WHAT IS ASKED = Write out the data below exactly as given, without any of its pictures.

SUPPLIED MATERIAL =
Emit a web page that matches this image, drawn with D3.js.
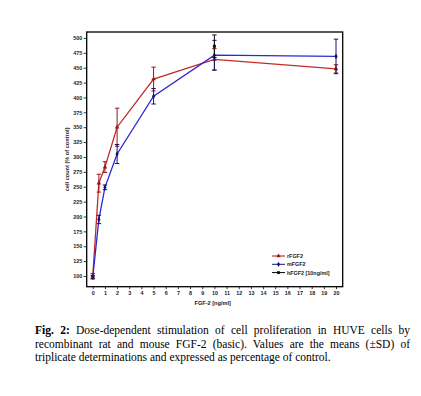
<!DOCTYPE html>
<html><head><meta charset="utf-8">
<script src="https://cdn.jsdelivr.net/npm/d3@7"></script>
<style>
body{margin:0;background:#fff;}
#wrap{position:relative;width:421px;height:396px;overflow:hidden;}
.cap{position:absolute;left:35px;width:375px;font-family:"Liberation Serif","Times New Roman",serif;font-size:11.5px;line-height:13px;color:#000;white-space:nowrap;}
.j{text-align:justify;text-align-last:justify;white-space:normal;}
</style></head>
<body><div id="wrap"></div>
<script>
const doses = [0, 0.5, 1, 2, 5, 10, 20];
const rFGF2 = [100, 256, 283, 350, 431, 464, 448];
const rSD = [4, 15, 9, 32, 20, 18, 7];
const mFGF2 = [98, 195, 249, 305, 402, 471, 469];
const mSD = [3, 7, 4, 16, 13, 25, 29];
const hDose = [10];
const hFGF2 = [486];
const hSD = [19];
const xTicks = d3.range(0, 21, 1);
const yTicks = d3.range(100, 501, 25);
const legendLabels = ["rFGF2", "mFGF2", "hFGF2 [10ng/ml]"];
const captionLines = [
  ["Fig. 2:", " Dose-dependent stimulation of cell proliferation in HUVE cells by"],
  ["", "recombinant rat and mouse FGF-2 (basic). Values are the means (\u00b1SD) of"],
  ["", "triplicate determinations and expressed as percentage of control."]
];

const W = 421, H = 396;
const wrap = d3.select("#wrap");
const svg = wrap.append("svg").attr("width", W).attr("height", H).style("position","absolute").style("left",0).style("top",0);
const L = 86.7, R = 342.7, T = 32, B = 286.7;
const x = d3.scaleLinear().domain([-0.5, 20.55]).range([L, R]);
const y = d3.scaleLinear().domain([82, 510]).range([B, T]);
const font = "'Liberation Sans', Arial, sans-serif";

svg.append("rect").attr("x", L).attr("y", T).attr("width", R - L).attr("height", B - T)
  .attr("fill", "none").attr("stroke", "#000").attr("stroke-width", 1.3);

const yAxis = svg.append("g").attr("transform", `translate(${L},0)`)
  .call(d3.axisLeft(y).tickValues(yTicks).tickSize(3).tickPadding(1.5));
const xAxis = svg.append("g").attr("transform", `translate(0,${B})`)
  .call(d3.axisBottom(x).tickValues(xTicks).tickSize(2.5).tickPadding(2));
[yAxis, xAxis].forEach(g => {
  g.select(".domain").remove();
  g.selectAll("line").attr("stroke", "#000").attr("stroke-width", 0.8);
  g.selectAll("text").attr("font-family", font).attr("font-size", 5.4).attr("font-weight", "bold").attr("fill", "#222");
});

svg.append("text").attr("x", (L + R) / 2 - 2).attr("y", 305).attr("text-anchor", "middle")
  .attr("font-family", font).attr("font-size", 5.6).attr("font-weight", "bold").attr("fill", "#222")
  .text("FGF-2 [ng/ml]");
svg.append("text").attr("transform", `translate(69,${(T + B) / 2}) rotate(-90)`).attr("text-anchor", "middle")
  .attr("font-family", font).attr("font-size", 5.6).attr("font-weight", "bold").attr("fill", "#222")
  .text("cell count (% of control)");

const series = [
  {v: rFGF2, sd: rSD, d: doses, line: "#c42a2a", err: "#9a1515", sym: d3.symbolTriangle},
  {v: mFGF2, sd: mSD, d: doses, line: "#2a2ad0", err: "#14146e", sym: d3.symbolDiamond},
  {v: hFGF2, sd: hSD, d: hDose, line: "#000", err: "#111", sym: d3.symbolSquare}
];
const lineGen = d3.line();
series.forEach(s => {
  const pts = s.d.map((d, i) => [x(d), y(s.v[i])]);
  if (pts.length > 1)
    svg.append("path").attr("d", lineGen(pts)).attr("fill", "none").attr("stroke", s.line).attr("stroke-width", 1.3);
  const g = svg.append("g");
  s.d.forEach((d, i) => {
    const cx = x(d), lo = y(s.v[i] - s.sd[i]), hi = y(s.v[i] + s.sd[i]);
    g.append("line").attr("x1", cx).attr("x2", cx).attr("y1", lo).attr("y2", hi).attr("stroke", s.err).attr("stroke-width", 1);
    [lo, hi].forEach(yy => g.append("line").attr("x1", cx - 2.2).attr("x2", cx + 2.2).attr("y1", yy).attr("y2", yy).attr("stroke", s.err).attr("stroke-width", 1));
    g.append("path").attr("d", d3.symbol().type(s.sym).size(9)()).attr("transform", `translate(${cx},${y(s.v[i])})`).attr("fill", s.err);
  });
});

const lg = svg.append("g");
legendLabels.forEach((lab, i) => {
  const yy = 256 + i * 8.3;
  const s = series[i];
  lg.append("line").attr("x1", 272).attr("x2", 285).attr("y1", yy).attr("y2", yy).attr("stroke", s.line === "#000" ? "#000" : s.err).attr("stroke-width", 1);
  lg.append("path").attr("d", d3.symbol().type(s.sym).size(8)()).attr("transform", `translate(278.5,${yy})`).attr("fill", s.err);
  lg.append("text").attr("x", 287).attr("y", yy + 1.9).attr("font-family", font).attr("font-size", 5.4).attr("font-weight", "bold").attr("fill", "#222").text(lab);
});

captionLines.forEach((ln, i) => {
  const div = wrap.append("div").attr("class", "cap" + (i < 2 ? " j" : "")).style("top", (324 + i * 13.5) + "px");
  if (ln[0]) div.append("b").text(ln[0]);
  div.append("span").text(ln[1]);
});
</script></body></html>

ANSWER BELOW =
Emit a web page that matches this image, drawn with D3.js.
<!DOCTYPE html>
<html><head><meta charset="utf-8">
<script src="https://cdn.jsdelivr.net/npm/d3@7"></script>
<style>
body{margin:0;background:#fff;}
#wrap{position:relative;width:421px;height:396px;overflow:hidden;}
.cap{position:absolute;left:35px;width:375px;font-family:"Liberation Serif","Times New Roman",serif;font-size:11.5px;line-height:13px;color:#000;white-space:nowrap;}
.j{text-align:justify;text-align-last:justify;white-space:normal;}
</style></head>
<body><div id="wrap"></div>
<script>
const doses = [0, 0.5, 1, 2, 5, 10, 20];
const rFGF2 = [100, 256, 283, 350, 431, 464, 448];
const rSD = [4, 15, 9, 32, 20, 18, 7];
const mFGF2 = [98, 195, 249, 305, 402, 471, 469];
const mSD = [3, 7, 4, 16, 13, 25, 29];
const hDose = [10];
const hFGF2 = [486];
const hSD = [19];
const xTicks = d3.range(0, 21, 1);
const yTicks = d3.range(100, 501, 25);
const legendLabels = ["rFGF2", "mFGF2", "hFGF2 [10ng/ml]"];
const captionLines = [
  ["Fig. 2:", " Dose-dependent stimulation of cell proliferation in HUVE cells by"],
  ["", "recombinant rat and mouse FGF-2 (basic). Values are the means (\u00b1SD) of"],
  ["", "triplicate determinations and expressed as percentage of control."]
];

const W = 421, H = 396;
const wrap = d3.select("#wrap");
const svg = wrap.append("svg").attr("width", W).attr("height", H).style("position","absolute").style("left",0).style("top",0);
const L = 86.7, R = 342.7, T = 32, B = 286.7;
const x = d3.scaleLinear().domain([-0.5, 20.55]).range([L, R]);
const y = d3.scaleLinear().domain([82, 510]).range([B, T]);
const font = "'Liberation Sans', Arial, sans-serif";

svg.append("rect").attr("x", L).attr("y", T).attr("width", R - L).attr("height", B - T)
  .attr("fill", "none").attr("stroke", "#000").attr("stroke-width", 1.3);

const yAxis = svg.append("g").attr("transform", `translate(${L},0)`)
  .call(d3.axisLeft(y).tickValues(yTicks).tickSize(3).tickPadding(1.5));
const xAxis = svg.append("g").attr("transform", `translate(0,${B})`)
  .call(d3.axisBottom(x).tickValues(xTicks).tickSize(2.5).tickPadding(2));
[yAxis, xAxis].forEach(g => {
  g.select(".domain").remove();
  g.selectAll("line").attr("stroke", "#000").attr("stroke-width", 0.8);
  g.selectAll("text").attr("font-family", font).attr("font-size", 5.4).attr("font-weight", "bold").attr("fill", "#222");
});

svg.append("text").attr("x", (L + R) / 2 - 2).attr("y", 305).attr("text-anchor", "middle")
  .attr("font-family", font).attr("font-size", 5.6).attr("font-weight", "bold").attr("fill", "#222")
  .text("FGF-2 [ng/ml]");
svg.append("text").attr("transform", `translate(69,${(T + B) / 2}) rotate(-90)`).attr("text-anchor", "middle")
  .attr("font-family", font).attr("font-size", 5.6).attr("font-weight", "bold").attr("fill", "#222")
  .text("cell count (% of control)");

const series = [
  {v: rFGF2, sd: rSD, d: doses, line: "#c42a2a", err: "#9a1515", sym: d3.symbolTriangle},
  {v: mFGF2, sd: mSD, d: doses, line: "#2a2ad0", err: "#14146e", sym: d3.symbolDiamond},
  {v: hFGF2, sd: hSD, d: hDose, line: "#000", err: "#111", sym: d3.symbolSquare}
];
const lineGen = d3.line();
series.forEach(s => {
  const pts = s.d.map((d, i) => [x(d), y(s.v[i])]);
  if (pts.length > 1)
    svg.append("path").attr("d", lineGen(pts)).attr("fill", "none").attr("stroke", s.line).attr("stroke-width", 1.3);
  const g = svg.append("g");
  s.d.forEach((d, i) => {
    const cx = x(d), lo = y(s.v[i] - s.sd[i]), hi = y(s.v[i] + s.sd[i]);
    g.append("line").attr("x1", cx).attr("x2", cx).attr("y1", lo).attr("y2", hi).attr("stroke", s.err).attr("stroke-width", 1);
    [lo, hi].forEach(yy => g.append("line").attr("x1", cx - 2.2).attr("x2", cx + 2.2).attr("y1", yy).attr("y2", yy).attr("stroke", s.err).attr("stroke-width", 1));
    g.append("path").attr("d", d3.symbol().type(s.sym).size(9)()).attr("transform", `translate(${cx},${y(s.v[i])})`).attr("fill", s.err);
  });
});

const lg = svg.append("g");
legendLabels.forEach((lab, i) => {
  const yy = 256 + i * 8.3;
  const s = series[i];
  lg.append("line").attr("x1", 272).attr("x2", 285).attr("y1", yy).attr("y2", yy).attr("stroke", s.line === "#000" ? "#000" : s.err).attr("stroke-width", 1);
  lg.append("path").attr("d", d3.symbol().type(s.sym).size(8)()).attr("transform", `translate(278.5,${yy})`).attr("fill", s.err);
  lg.append("text").attr("x", 287).attr("y", yy + 1.9).attr("font-family", font).attr("font-size", 5.4).attr("font-weight", "bold").attr("fill", "#222").text(lab);
});

captionLines.forEach((ln, i) => {
  const div = wrap.append("div").attr("class", "cap" + (i < 2 ? " j" : "")).style("top", (324 + i * 13.5) + "px");
  if (ln[0]) div.append("b").text(ln[0]);
  div.append("span").text(ln[1]);
});
</script></body></html>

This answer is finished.